While most people are still trying to figure out how cryptocurrency can work at all, the illuminated tech folks at CES (the Consumer Electronics Show) were trying to figure out how to tear it apart to examine its inner workings and use different elements: specifically, how to use the blockchain in everything from monitoring agricultural crops to manufacturing to banking. Here’s why.
Bitcoin was the first cryptocurrency to catch the public imagination, spurring a host of others that now make the headlines. But to do business with a currency focused on anonymity, several major functions are required, not the least of which is the ledger that keeps track of transactions.
Traditional ledger systems record who is responsible for a transaction and should be resistant to tampering. To address this, cryptocurrency employs a distributed record of all the transactions, so that no one person could trivially manipulate the ledger. This is called the blockchain (originally "block chain").
But a very hack-resistant distributed ledger turns out to be useful in all sorts of applications, and the folks at CES 2018 were doing just that.

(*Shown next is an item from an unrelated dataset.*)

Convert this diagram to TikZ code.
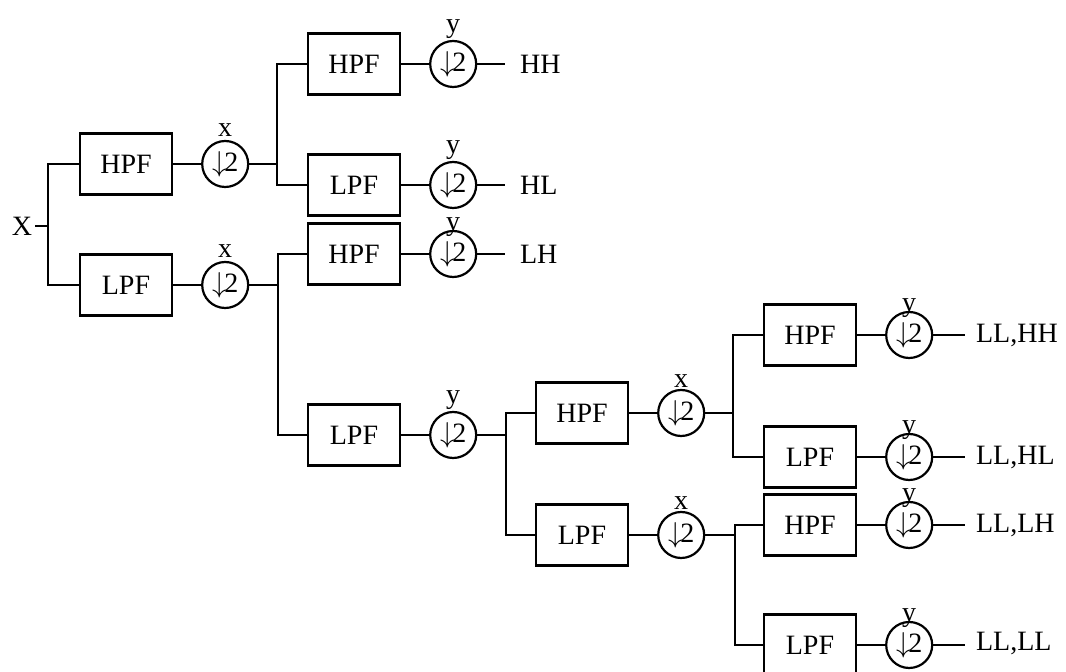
\documentclass[tikz,border=0pt]{standalone}
\usepackage{fontspec}
\setmainfont{Liberation Serif}
\usetikzlibrary{positioning}

\begin{document}
\begin{tikzpicture}[x=0.5pt, y=-0.5pt, node distance=14pt, line width=1.1pt,
	every node/.style={font=\fontsize{14}{16}\selectfont},
	filt/.style={rectangle, draw, minimum width=46pt, minimum height=30.5pt, inner sep=0pt},
	dsamp/.style={circle, draw, minimum size=23pt, inner sep=0pt},
	outl/.style={anchor=west, inner sep=7pt}]
				\useasboundingbox (0,0) rectangle (1066,672);

				% first stage
				\node (in) [inner sep=1pt] at (22,226) {X};
				\node [filt] (hpf1) at (126,164) {HPF};
				\node [filt] (lpf1) at (126,285) {LPF};
				\node [dsamp, right=of hpf1, label={[inner sep=1pt]above:x}] (c1) {$\downarrow$\kern-1pt2};
				\node [dsamp, right=of lpf1, label={[inner sep=1pt]above:x}] (c2) {$\downarrow$\kern-1pt2};

				% second stage
				\node [filt] (hpf2) at (354,64) {HPF};
				\node [filt] (lpf2) at (354,185) {LPF};
				\node [filt] (hpf3) at (354,254) {HPF};
				\node [filt] (lpf3) at (354,435) {LPF};
				\node [dsamp, right=of hpf2, label={[inner sep=0pt]above:y}] (c3) {$\downarrow$\kern-1pt2};
				\node [dsamp, right=of lpf2, label={[inner sep=0pt]above:y}] (c4) {$\downarrow$\kern-1pt2};
				\node [dsamp, right=of hpf3, label={[inner sep=0pt, label distance=-4pt]above:y}] (c5) {$\downarrow$\kern-1pt2};
				\node [dsamp, right=of lpf3, label={[inner sep=0pt]above:y}] (c6) {$\downarrow$\kern-1pt2};
				\node [outl] (hh) at (505,64) {HH};
				\node [outl] (hl) at (505,185) {HL};
				\node [outl] (lh) at (505,254) {LH};

				% third stage
				\node [filt] (hpf4) at (582,413) {HPF};
				\node [filt] (lpf4) at (582,535) {LPF};
				\node [dsamp, right=of hpf4, label={[inner sep=0pt]above:x}] (c7) {$\downarrow$\kern-1pt2};
				\node [dsamp, right=of lpf4, label={[inner sep=0pt]above:x}] (c8) {$\downarrow$\kern-1pt2};

				% fourth stage
				\node [filt] (hpf5) at (810,335) {HPF};
				\node [filt] (lpf5) at (810,457) {LPF};
				\node [filt] (hpf6) at (810,525) {HPF};
				\node [filt] (lpf6) at (810,645) {LPF};
				\node [dsamp, right=of hpf5, label={[inner sep=0pt, label distance=-4pt]above:y}] (c9) {$\downarrow$\kern-1pt2};
				\node [dsamp, right=of lpf5, label={[inner sep=0pt, label distance=-4pt]above:y}] (c10) {$\downarrow$\kern-1pt2};
				\node [dsamp, right=of hpf6, label={[inner sep=0pt, label distance=-4pt]above:y}] (c11) {$\downarrow$\kern-1pt2};
				\node [dsamp, right=of lpf6, label={[inner sep=0pt, label distance=-4pt]above:y}] (c12) {$\downarrow$\kern-1pt2};
				\node [outl, inner sep=5pt] (llhh) at (965,335) {LL,HH};
				\node [outl, inner sep=5pt] (llhl) at (965,457) {LL,HL};
				\node [outl, inner sep=5pt] (lllh) at (965,525) {LL,LH};
				\node [outl, inner sep=5pt] (llll) at (965,643) {LL,LL};

				% branch points
				\coordinate (s0) at (48,226);
				\coordinate (s1) at (277,164);
				\coordinate (s2) at (278,285);
				\coordinate (s3) at (506,435);
				\coordinate (s4) at (733,413);
				\coordinate (s5) at (735,535);

				\draw (in) -- (s0);
				\draw (hpf1) -| (s0) |- (lpf1);
				\draw (hpf1) -- (c1);
				\draw (lpf1) -- (c2);
				\draw (c1) -- (s1);
				\draw (hpf2) -| (s1) |- (lpf2);
				\draw (c2) -- (s2);
				\draw (hpf3) -| (s2) |- (lpf3);
				\draw (hpf2) -- (c3);
				\draw (lpf2) -- (c4);
				\draw (hpf3) -- (c5);
				\draw (lpf3) -- (c6);
				\draw (c3) -- (c3 -| hh.west);
				\draw (c4) -- (c4 -| hl.west);
				\draw (c5) -- (c5 -| lh.west);
				\draw (c6) -- (s3);
				\draw (hpf4) -| (s3) |- (lpf4);
				\draw (hpf4) -- (c7);
				\draw (lpf4) -- (c8);
				\draw (c7) -- (s4);
				\draw (hpf5) -| (s4) |- (lpf5);
				\draw (c8) -- (s5);
				\draw (hpf6) -| (s5) |- (lpf6);
				\draw (hpf5) -- (c9);
				\draw (lpf5) -- (c10);
				\draw (hpf6) -- (c11);
				\draw (lpf6) -- (c12);
				\draw (c9) -- (c9 -| llhh.west);
				\draw (c10) -- (c10 -| llhl.west);
				\draw (c11) -- (c11 -| lllh.west);
				\draw (c12) -- (c12 -| llll.west);
			\end{tikzpicture}
\end{document}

The first obvious candidate was banking, a sector that has been hard at work trying to implement blockchain to secure the vast troves of digital transactions that happen every microsecond of every day. Banks have long struggled with an inability to stamp out fraudulent transactions, so there is enthusiasm for blockchain's potential to solve a significantly important piece of the anti-fraud puzzle.
But other sectors like manufacturing could use the technology as well. Suppose you want to keep track of every one of the pieces of what you are building, all the way from the individual vendors, through the assembly process, distribution, and warranty for failed items in the field. Having a lightweight tracking system for all the parts along the way would seem to make sense.
A while back people were questioning the usefulness of cryptocurrency specifically because full implementation as an end-to-end currency replacement was difficult to nail down. But regularly be the case with various open source technologies until innovators find that "killer app", one that resonates with users, and upon which fortunes are built on top of. You can download email server software for free and run it on a server yourself, but that’s far from the way average users interact with that software: rather, they log into webmail which then triggers the underlying technology that sends and receives email through the open source brains behind it all.
Blockchain seems to be developing like that. It still isn’t clear what the “killer app” will be, but row after row of vendors at CES think they have a very clear use case and have baked their version into new tech that they are looking to sell very soon. And since they don’t have to do all the heavy lifting of making blockchain work as the underpinning technology, they’re free to innovate and try to sell some of that tech to you, hopefully in the near future. Soon, we may not be able to imagine a world without a bulletproof ledger system that reliably keeps track of everything on your farm, car, production line or bank statement. If the folks at CES have anything to do with it, the time for that is now.